[begin Records shown]

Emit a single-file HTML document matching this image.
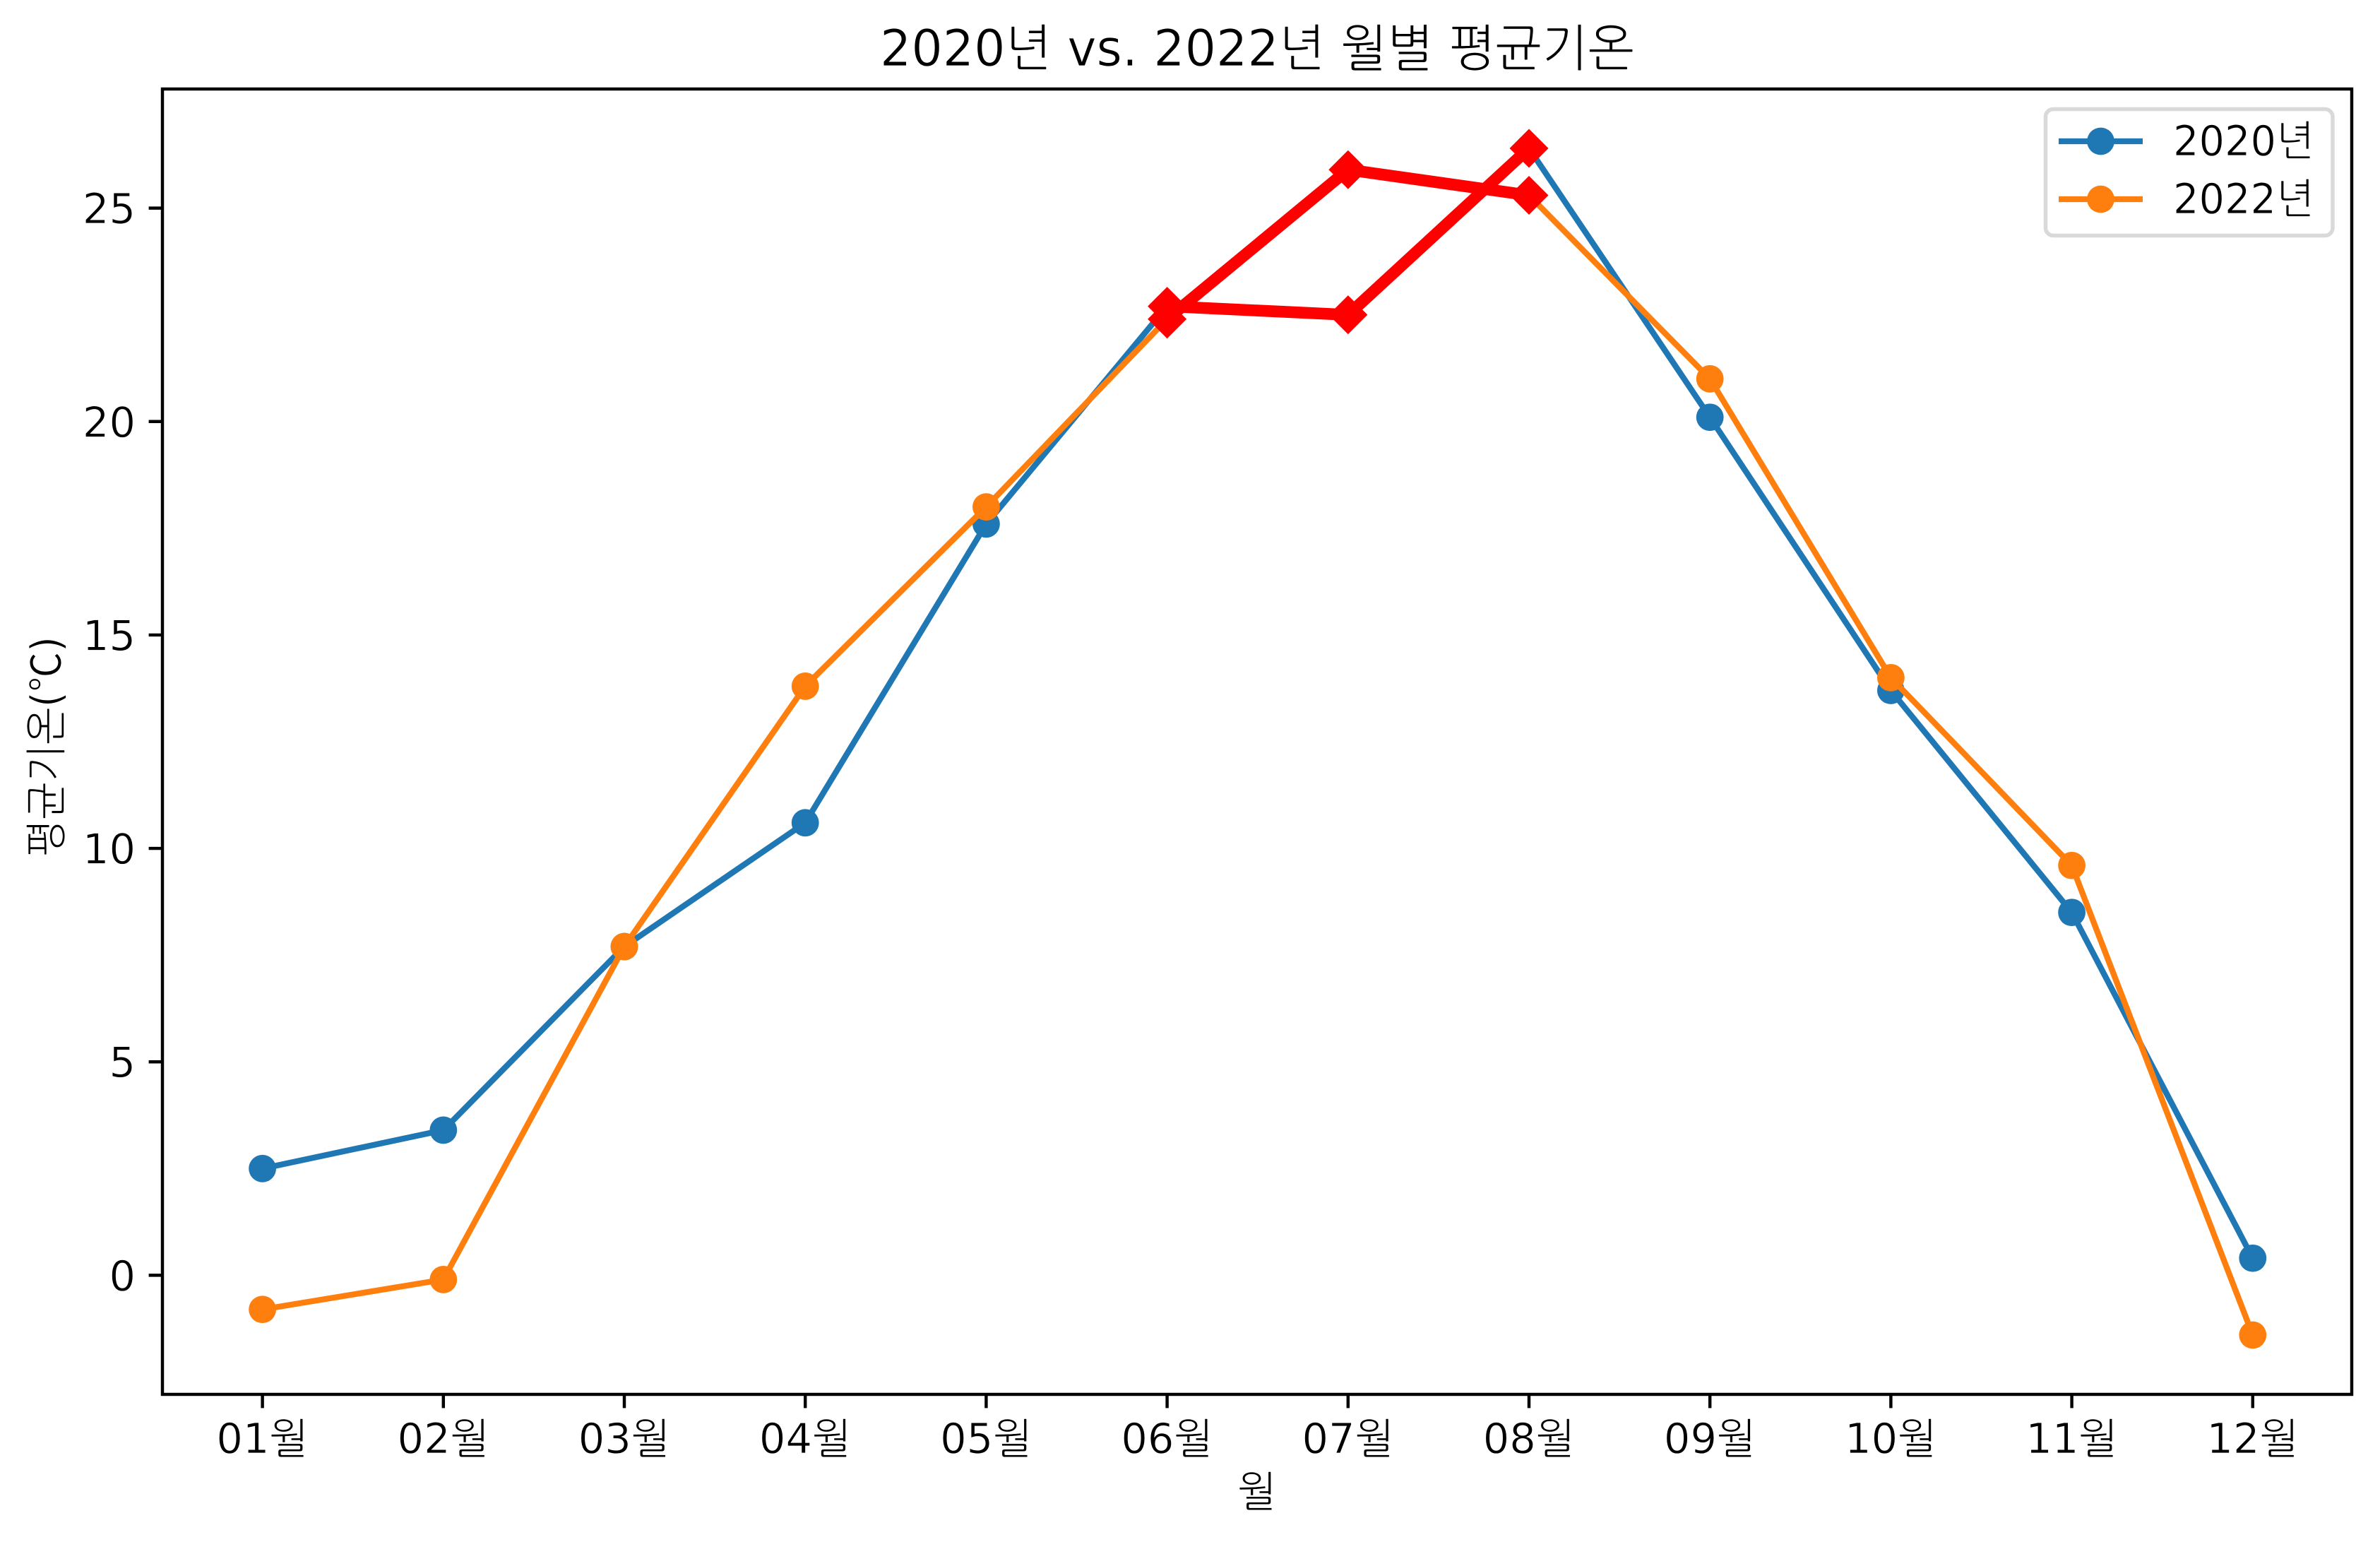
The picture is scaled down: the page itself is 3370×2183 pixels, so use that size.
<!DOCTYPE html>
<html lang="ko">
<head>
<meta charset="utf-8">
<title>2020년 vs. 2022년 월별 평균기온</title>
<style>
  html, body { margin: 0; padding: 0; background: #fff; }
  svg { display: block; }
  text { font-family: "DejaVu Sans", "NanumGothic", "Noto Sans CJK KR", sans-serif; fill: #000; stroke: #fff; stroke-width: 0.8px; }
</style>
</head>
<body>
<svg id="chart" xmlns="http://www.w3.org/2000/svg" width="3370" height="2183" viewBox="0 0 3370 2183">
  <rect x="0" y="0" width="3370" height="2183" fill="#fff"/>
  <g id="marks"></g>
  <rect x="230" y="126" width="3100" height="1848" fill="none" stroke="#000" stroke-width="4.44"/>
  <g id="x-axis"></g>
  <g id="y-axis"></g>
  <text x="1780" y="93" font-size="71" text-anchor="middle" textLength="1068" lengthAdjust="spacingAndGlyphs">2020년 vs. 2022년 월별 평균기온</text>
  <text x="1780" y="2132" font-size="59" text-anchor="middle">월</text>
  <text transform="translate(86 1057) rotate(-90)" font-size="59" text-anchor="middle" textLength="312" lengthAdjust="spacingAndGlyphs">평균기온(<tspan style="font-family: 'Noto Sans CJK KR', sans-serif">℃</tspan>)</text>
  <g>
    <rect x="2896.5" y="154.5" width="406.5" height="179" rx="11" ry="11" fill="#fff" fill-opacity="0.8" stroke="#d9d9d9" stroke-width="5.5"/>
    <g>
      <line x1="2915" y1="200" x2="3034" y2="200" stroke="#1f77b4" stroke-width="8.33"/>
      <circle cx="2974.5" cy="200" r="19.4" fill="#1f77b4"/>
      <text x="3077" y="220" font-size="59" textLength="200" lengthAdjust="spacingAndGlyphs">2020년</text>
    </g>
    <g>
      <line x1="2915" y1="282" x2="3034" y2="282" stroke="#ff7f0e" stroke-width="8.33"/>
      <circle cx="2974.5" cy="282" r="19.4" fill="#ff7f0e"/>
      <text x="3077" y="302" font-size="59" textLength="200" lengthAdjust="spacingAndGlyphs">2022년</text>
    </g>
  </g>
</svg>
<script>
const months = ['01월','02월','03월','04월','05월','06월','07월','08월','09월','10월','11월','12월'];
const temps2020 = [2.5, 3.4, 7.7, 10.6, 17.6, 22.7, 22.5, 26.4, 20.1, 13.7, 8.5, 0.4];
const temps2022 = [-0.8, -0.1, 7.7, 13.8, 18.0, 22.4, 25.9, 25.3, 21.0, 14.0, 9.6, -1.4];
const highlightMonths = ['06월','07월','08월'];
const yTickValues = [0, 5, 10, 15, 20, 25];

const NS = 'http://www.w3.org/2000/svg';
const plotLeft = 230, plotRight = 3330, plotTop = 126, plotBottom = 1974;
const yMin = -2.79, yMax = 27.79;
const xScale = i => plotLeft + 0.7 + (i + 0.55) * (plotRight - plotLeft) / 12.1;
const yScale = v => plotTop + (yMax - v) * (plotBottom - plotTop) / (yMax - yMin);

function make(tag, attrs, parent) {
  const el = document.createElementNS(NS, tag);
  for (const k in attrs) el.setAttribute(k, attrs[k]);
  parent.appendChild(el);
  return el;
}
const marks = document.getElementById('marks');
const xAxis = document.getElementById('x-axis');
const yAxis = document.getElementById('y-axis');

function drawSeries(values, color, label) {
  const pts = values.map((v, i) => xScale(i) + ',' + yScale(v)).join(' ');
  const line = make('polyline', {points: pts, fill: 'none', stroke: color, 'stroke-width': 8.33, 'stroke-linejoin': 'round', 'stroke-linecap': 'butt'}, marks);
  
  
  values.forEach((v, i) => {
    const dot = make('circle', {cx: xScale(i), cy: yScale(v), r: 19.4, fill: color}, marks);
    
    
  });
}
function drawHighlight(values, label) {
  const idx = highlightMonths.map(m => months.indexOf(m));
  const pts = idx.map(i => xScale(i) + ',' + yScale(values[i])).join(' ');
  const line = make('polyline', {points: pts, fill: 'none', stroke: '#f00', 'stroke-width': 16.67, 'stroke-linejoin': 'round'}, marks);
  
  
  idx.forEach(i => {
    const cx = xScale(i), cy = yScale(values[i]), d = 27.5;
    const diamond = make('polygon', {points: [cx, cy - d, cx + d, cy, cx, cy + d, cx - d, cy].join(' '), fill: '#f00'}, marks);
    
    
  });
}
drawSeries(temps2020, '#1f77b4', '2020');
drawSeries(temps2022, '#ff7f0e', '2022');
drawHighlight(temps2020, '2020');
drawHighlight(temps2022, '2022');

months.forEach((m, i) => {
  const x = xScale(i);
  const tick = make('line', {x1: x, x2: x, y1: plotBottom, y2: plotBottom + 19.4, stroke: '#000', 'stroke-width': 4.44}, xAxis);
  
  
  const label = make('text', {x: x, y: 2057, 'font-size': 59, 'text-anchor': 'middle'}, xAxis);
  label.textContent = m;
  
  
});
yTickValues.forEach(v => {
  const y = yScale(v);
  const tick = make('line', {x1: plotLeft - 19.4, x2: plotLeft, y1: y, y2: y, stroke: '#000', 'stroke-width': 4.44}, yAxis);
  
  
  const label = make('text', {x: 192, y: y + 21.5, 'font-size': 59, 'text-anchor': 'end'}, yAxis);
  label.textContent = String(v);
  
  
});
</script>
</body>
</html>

[end Records shown]
[begin Records shown]

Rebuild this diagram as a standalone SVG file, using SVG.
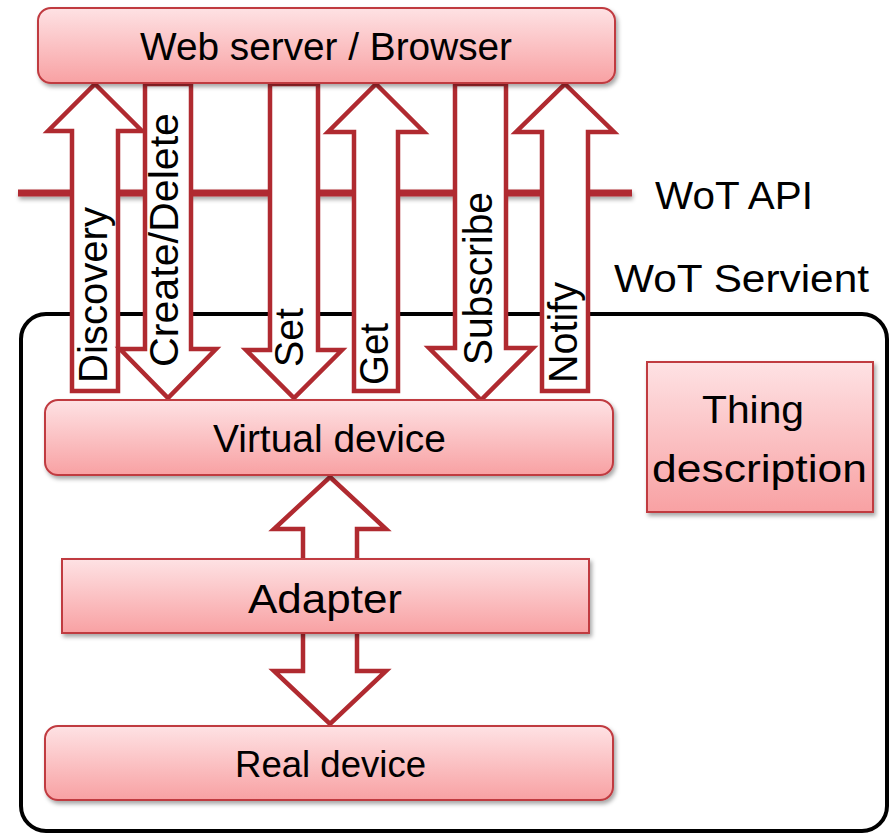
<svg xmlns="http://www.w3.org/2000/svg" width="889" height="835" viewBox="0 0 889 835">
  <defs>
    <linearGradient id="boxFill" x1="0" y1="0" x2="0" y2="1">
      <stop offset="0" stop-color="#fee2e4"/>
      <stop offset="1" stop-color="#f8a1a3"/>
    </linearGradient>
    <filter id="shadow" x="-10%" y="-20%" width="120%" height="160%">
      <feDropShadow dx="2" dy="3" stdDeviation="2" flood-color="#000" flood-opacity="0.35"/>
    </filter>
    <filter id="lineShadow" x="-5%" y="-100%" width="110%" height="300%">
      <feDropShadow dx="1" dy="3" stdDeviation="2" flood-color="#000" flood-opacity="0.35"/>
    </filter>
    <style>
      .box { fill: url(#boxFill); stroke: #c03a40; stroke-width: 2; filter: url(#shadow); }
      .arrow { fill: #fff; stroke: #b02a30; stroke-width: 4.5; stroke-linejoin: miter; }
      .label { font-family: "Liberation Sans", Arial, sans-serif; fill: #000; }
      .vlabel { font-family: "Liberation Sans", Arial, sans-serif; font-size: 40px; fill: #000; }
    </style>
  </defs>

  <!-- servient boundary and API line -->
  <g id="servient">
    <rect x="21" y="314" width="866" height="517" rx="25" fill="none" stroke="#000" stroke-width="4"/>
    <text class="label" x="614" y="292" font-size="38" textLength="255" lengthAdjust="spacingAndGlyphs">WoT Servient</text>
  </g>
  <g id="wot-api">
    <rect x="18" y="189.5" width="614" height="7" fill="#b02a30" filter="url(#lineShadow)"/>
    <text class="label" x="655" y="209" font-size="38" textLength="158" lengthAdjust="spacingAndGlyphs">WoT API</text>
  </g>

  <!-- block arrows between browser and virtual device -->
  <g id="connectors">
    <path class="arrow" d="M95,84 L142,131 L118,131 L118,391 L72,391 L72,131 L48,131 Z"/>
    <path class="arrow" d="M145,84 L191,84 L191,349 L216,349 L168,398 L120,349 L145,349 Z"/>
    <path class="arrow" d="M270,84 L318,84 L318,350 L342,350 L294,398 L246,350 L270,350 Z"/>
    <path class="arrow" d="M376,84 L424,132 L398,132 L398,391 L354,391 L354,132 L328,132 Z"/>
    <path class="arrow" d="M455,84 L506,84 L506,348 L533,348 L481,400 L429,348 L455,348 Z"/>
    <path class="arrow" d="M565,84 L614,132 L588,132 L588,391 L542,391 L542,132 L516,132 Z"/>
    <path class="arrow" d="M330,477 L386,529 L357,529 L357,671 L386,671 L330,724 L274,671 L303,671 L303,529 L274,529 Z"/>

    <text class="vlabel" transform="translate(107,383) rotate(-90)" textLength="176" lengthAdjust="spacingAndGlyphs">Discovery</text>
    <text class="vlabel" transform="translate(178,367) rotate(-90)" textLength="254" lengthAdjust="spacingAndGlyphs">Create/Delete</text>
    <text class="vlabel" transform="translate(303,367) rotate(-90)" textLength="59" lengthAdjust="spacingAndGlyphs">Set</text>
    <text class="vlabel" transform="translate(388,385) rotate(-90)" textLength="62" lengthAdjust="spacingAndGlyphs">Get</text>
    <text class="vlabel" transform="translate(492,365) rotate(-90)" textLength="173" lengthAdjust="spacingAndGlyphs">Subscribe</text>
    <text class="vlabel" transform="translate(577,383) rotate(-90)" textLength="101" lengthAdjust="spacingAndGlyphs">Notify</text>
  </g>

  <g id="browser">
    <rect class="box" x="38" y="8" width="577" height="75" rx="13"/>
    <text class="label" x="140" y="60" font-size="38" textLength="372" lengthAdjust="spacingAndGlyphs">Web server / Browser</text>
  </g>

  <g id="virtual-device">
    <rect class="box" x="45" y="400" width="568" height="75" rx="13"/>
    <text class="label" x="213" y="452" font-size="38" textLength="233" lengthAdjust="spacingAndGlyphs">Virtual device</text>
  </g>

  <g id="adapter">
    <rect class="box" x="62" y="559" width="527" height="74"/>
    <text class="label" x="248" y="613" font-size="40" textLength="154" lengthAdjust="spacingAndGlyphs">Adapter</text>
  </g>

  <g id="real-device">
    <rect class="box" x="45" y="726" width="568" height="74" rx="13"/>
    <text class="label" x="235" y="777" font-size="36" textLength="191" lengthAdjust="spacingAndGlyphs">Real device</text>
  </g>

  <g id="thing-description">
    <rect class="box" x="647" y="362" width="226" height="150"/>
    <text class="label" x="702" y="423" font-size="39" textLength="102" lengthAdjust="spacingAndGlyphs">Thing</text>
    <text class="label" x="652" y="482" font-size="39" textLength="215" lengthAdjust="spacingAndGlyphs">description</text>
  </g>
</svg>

[end Records shown]

Look through the entries above and list every line containing "this".

* Final result *
Emit a single-file HTML document matching this image.
Rebuild this diagram as a standalone SVG file, using SVG.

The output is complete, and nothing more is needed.